In 727, Zhong visited the capital Chang'an, and had the opportunity to meet Emperor Xuanzong. He wept and stated:

Does Your Imperial Majesty not remember what had happened in the past? Why do you abandon me to the wilderness, forever away from the palace? Further, those who had accomplishments at the time are now all deceased except this old subject of yours. Do you not have kindness for me?

Emperor Xuanzong was saddened, and immediately made Zhong Yinqing Guanglu Daifu and Taizi You Yude (太子右諭德), a member of the staff of the crown prince Li Hong. Some time thereafter, he was made Taizi Shao Zhanshi (太子少詹事), the deputy head of the crown prince's household. He died in his 80s while still serving in that position, although the year is not known.

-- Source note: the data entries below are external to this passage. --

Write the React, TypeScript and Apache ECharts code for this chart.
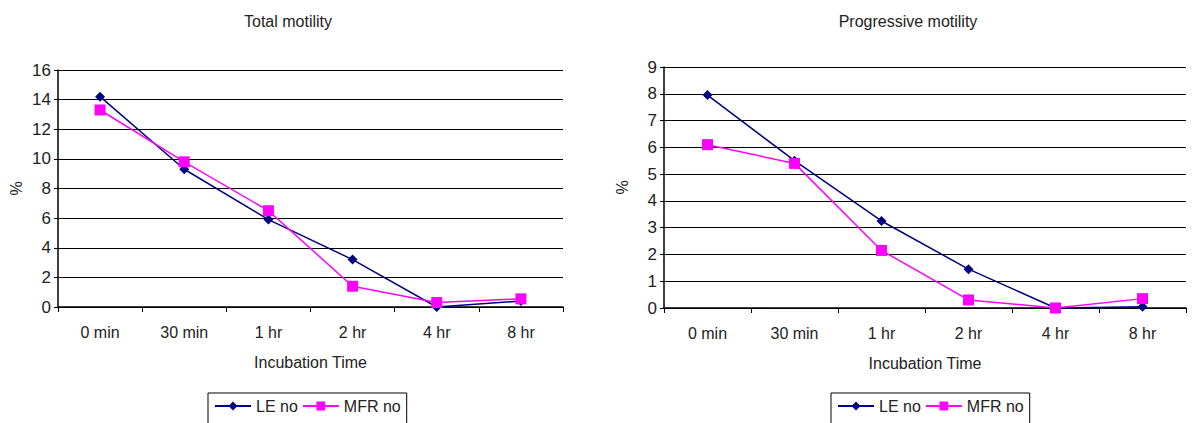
import React, { useEffect, useRef } from "react";
import * as echarts from "echarts";

const categories = ["0 min", "30 min", "1 hr", "2 hr", "4 hr", "8 hr"];
const totalLE = [14.2, 9.3, 5.9, 3.2, 0, 0.4];
const totalMFR = [13.3, 9.8, 6.5, 1.4, 0.3, 0.55];
const progLE = [7.95, 5.5, 3.25, 1.45, 0, 0.05];
const progMFR = [6.1, 5.4, 2.15, 0.3, 0, 0.35];
const titles = ["Total motility", "Progressive motility"];
const seriesNames = ["LE no", "MFR no"];

const FONT = "Liberation Sans, Arial, sans-serif";
const TXT = "#222";

export default function App() {
  const ref = useRef<HTMLDivElement>(null);
  useEffect(() => {
    document.body.style.margin = "0";
    const chart = echarts.init(ref.current!, null, { renderer: "svg" });
    const xAxis = (gi: number) => ({
      type: "category",
      gridIndex: gi,
      data: categories,
      boundaryGap: true,
      name: "Incubation Time",
      nameLocation: "middle",
      nameGap: 47,
      nameTextStyle: { color: TXT, fontSize: 16, fontFamily: FONT },
      axisLine: { lineStyle: { color: "#000", width: 1.5 } },
      axisTick: { show: true, inside: false, length: 5, lineStyle: { color: "#000" } },
      axisLabel: { color: TXT, fontSize: 16, fontFamily: FONT, margin: 17 },
      splitLine: { show: false },
    });
    const yAxis = (gi: number, max: number, interval: number) => ({
      type: "value",
      gridIndex: gi,
      min: 0,
      max,
      interval,
      name: "%",
      nameLocation: "middle",
      nameGap: 34,
      nameRotate: 90,
      nameTextStyle: { color: TXT, fontSize: 16, fontFamily: FONT },
      axisLine: { show: true, lineStyle: { color: "#000", width: 1.5 } },
      axisTick: { show: true, length: 4, lineStyle: { color: "#000" } },
      axisLabel: { color: TXT, fontSize: 17, fontFamily: FONT, margin: 7 },
      splitLine: { show: true, lineStyle: { color: "#000", width: 1.2 } },
    });
    const line = (name: string, data: number[], gi: number, le: boolean) => ({
      type: "line",
      name,
      xAxisIndex: gi,
      yAxisIndex: gi,
      data,
      symbol: le ? "diamond" : "rect",
      symbolSize: le ? 10 : 11,
      color: le ? "#000080" : "#FF00FF",
      lineStyle: { width: 1.5, color: le ? "#000080" : "#FF00FF" },
      itemStyle: { color: le ? "#000080" : "#FF00FF" },
    });
    const legend = (left: number) => ({
      left,
      top: 393,
      orient: "horizontal",
      data: seriesNames,
      itemWidth: 36,
      itemHeight: 11,
      itemGap: 4,
      borderColor: "#000",
      borderWidth: 1,
      borderRadius: 0,
      padding: [5, 6, 12, 6],
      textStyle: { color: TXT, fontSize: 16, fontFamily: FONT },
    });
    chart.setOption({
      animation: false,
      backgroundColor: "#fff",
      title: [
        { text: titles[0], left: 283, top: 8, textAlign: "center", textStyle: { color: TXT, fontSize: 16, fontWeight: "normal", fontFamily: FONT } },
        { text: titles[1], left: 903, top: 8, textAlign: "center", textStyle: { color: TXT, fontSize: 16, fontWeight: "normal", fontFamily: FONT } },
      ],
      legend: [legend(208), legend(831)],
      grid: [
        { left: 58, right: 630, top: 70, bottom: 116, containLabel: false },
        { left: 664, right: 7, top: 67, bottom: 115, containLabel: false },
      ],
      xAxis: [xAxis(0), xAxis(1)],
      yAxis: [yAxis(0, 16, 2), yAxis(1, 9, 1)],
      series: [
        line(seriesNames[0], totalLE, 0, true),
        line(seriesNames[1], totalMFR, 0, false),
        line(seriesNames[0], progLE, 1, true),
        line(seriesNames[1], progMFR, 1, false),
      ],
    });
    return () => chart.dispose();
  }, []);
  return <div ref={ref} style={{ width: 1193, height: 423 }} />;
}
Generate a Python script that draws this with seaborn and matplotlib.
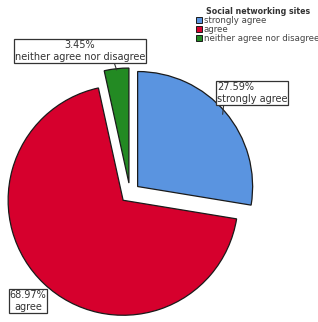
import numpy as np
import matplotlib
matplotlib.use("Agg")
import matplotlib.pyplot as plt
import seaborn as sns
from matplotlib.patches import Patch

categories = ["strongly agree", "agree", "neither agree nor disagree"]
percents = [27.59, 68.97, 3.45]
pct_labels = ["27.59%", "68.97%", "3.45%"]
legend_title = "Social networking sites"

sns.set_theme(style="white")
plt.rcParams['font.family'] = ['DejaVu Sans']
colors = sns.color_palette(["#5a94e0", "#d6002d", "#238a23"])

W, H = 318, 322
fig = plt.figure(figsize=(W / 100, H / 100), dpi=100)
ax = fig.add_axes([0, 0, 1, 1])

R = 115
cx, cy = 130, H - 193
wedges, _ = ax.pie(percents, colors=colors, startangle=90, counterclock=False,
                   explode=[10] * 3, radius=R, center=(cx, cy),
                   wedgeprops=dict(edgecolor="#1a1a1a", linewidth=0.9))
ax.set_xlim(0, W)
ax.set_ylim(0, H)
ax.set_aspect("equal")
ax.axis("off")

def edge_point(w, frac=1.0):
    ang = np.deg2rad((w.theta1 + w.theta2) / 2)
    c = w.center
    return (c[0] + frac * w.r * np.cos(ang), c[1] + frac * w.r * np.sin(ang))

box = dict(boxstyle="square,pad=0.08", fc="white", ec="#333333", lw=0.9)
fs = 7.0
# strongly agree label
ax.annotate(pct_labels[0] + "\n" + categories[0], xy=edge_point(wedges[0], 0.97),
            xytext=(252, H - 93), ha="center", va="center", fontsize=fs,
            multialignment="left", color="#333333", bbox=box,
            arrowprops=dict(arrowstyle="-", color="#333333", lw=0.8,
                            shrinkA=0, shrinkB=0, relpos=(0.1, 0.0)))
# neither label
ax.annotate(pct_labels[2] + "\n" + categories[2], xy=edge_point(wedges[2], 0.99),
            xytext=(80, H - 51), ha="center", va="center", fontsize=fs,
            multialignment="center", color="#333333", bbox=box,
            arrowprops=dict(arrowstyle="-", color="#333333", lw=0.8,
                            shrinkA=0, shrinkB=0, relpos=(0.76, 0.0)))
# agree label
ax.annotate(pct_labels[1] + "\n" + categories[1], xy=(28, H - 301),
            ha="center", va="center", fontsize=fs,
            multialignment="center", color="#333333", bbox=box)

handles = [Patch(facecolor=c, edgecolor="#1a1a1a", lw=0.7) for c in colors]
leg = fig.legend(handles, categories, title=legend_title, loc="upper left",
                 bbox_to_anchor=(196 / W, 1 - 7 / H), frameon=False,
                 fontsize=6.2, title_fontsize=5.7, handlelength=0.7,
                 handleheight=0.8, handletextpad=0.2, labelspacing=0.0,
                 borderpad=0, borderaxespad=0)
leg.get_title().set_fontweight("bold")
leg.get_title().set_color("#333333")
for t in leg.get_texts():
    t.set_color("#444444")

fig.savefig("out.png", dpi=100)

It was said that Zhong, in addition to being a famed calligrapher, also favored collecting calligraphy. Among his collections were several hundred works of Wang Xizhi, Wang Xianzhi, and Chu Suiliang. Three of his sons, Zhong Jiabi (鍾嘉璧), Zhong Jia'e (鍾嘉諤), and Zhong Jiawei (鍾嘉偉) served as officials.

== Notes and references ==

- Old Book of Tang, vol. 97.
- New Book of Tang, vol. 121.
- Zizhi Tongjian, vols. 208, 209, 210, 211.